Entries with chart source code
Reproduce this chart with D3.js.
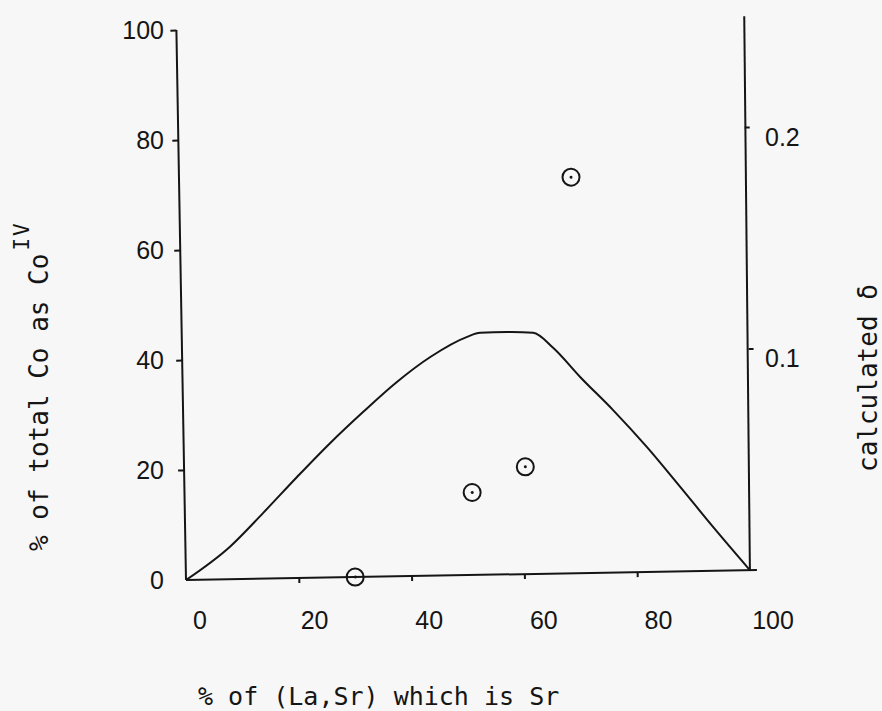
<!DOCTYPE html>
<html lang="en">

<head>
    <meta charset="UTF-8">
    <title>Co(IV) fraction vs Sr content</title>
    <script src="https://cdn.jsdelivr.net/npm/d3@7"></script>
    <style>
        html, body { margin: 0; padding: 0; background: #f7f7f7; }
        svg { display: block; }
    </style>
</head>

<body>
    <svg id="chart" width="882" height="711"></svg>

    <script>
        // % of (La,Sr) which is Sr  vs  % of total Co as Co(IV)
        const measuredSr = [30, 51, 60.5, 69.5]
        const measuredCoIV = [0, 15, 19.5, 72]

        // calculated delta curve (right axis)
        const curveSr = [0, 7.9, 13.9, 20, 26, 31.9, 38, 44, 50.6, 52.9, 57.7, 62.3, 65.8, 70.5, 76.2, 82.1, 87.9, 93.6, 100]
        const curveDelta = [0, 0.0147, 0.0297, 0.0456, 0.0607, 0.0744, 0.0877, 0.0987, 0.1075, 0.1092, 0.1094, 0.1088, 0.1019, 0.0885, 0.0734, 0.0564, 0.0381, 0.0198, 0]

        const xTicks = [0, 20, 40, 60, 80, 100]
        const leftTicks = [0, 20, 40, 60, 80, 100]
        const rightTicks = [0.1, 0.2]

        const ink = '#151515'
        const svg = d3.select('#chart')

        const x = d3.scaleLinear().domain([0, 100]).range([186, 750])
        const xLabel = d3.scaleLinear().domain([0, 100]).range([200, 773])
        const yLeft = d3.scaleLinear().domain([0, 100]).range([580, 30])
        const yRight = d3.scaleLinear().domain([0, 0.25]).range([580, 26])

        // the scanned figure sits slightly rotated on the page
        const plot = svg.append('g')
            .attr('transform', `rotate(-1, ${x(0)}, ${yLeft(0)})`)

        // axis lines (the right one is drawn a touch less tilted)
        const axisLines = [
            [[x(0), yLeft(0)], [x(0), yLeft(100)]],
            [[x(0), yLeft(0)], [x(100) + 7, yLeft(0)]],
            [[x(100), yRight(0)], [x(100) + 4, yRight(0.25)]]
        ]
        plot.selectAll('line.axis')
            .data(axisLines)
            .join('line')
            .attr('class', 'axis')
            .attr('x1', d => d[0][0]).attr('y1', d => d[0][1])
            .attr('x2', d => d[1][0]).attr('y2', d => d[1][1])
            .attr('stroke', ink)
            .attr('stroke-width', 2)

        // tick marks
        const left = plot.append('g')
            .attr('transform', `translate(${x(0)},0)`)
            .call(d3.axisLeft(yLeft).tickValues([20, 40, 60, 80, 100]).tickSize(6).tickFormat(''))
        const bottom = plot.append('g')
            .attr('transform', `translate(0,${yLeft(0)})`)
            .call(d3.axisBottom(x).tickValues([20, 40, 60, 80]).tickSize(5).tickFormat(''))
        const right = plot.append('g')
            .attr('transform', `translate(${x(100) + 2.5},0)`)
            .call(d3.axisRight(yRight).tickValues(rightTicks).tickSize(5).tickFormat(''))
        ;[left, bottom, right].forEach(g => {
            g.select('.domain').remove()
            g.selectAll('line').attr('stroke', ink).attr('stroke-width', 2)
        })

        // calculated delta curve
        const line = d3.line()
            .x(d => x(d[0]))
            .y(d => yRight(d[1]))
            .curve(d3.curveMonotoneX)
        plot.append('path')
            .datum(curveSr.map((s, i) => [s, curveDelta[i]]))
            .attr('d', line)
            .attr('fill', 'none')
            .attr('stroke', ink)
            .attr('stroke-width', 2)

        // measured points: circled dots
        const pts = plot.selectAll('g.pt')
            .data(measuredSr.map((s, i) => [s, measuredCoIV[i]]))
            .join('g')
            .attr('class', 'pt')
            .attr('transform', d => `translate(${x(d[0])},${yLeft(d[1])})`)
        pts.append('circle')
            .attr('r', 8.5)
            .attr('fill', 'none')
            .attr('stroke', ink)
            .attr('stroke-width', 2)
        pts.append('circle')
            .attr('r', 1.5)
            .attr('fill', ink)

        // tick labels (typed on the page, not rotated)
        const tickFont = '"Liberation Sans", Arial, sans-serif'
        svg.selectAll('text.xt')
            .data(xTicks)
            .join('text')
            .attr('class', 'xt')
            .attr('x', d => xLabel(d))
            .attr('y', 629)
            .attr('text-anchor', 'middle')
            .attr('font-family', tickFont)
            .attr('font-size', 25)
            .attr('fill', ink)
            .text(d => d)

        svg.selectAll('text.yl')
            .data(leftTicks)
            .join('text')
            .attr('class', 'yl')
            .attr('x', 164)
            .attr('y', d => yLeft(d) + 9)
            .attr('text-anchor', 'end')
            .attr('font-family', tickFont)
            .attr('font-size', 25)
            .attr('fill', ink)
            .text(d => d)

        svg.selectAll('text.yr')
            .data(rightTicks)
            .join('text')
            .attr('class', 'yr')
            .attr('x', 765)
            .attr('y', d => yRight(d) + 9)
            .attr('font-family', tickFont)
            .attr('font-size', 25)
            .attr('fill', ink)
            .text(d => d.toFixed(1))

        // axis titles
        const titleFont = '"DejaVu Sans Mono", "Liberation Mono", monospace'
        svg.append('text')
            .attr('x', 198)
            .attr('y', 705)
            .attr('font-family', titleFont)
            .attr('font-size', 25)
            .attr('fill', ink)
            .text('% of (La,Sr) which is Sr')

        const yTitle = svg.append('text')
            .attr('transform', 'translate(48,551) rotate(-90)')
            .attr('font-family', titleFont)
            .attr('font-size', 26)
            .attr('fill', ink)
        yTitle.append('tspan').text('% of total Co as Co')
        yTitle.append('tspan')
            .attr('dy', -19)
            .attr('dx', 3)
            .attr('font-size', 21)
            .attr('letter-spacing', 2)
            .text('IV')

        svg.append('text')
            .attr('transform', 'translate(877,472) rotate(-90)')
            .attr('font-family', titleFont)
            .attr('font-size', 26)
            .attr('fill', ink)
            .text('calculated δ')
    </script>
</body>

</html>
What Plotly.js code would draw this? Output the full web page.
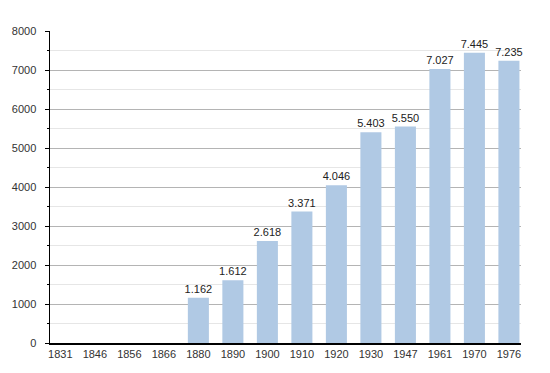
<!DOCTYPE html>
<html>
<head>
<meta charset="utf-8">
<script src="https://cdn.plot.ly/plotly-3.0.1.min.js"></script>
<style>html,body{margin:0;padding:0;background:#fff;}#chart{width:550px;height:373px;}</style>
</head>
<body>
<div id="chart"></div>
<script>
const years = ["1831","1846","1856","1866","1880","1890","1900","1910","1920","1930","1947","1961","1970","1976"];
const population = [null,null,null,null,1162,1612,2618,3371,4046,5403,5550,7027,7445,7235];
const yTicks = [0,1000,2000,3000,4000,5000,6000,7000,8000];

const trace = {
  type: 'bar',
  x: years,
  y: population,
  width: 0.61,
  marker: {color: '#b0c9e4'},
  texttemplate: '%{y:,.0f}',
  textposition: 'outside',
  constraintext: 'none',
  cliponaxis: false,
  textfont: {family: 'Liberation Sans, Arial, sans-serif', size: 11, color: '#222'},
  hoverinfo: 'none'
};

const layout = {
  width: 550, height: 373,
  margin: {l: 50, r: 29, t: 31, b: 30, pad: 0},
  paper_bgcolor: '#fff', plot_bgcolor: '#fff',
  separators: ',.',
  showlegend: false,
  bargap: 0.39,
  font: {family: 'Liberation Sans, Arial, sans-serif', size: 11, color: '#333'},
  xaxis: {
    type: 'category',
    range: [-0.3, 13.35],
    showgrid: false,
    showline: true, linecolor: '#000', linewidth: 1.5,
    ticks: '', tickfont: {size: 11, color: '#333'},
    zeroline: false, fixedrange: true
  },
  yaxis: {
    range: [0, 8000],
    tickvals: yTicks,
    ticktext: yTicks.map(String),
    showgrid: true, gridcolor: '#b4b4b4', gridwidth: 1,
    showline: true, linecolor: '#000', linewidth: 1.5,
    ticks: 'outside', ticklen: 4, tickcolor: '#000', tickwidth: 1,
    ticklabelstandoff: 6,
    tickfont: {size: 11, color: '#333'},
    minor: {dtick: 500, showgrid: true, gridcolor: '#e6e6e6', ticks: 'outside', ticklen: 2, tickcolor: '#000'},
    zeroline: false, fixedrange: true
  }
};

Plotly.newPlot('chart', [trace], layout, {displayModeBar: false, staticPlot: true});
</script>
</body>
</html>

• **Description of the task**:
Count up the lines in the listing that hold the word "page", and give that number only.

• **Response to this exercise**:
3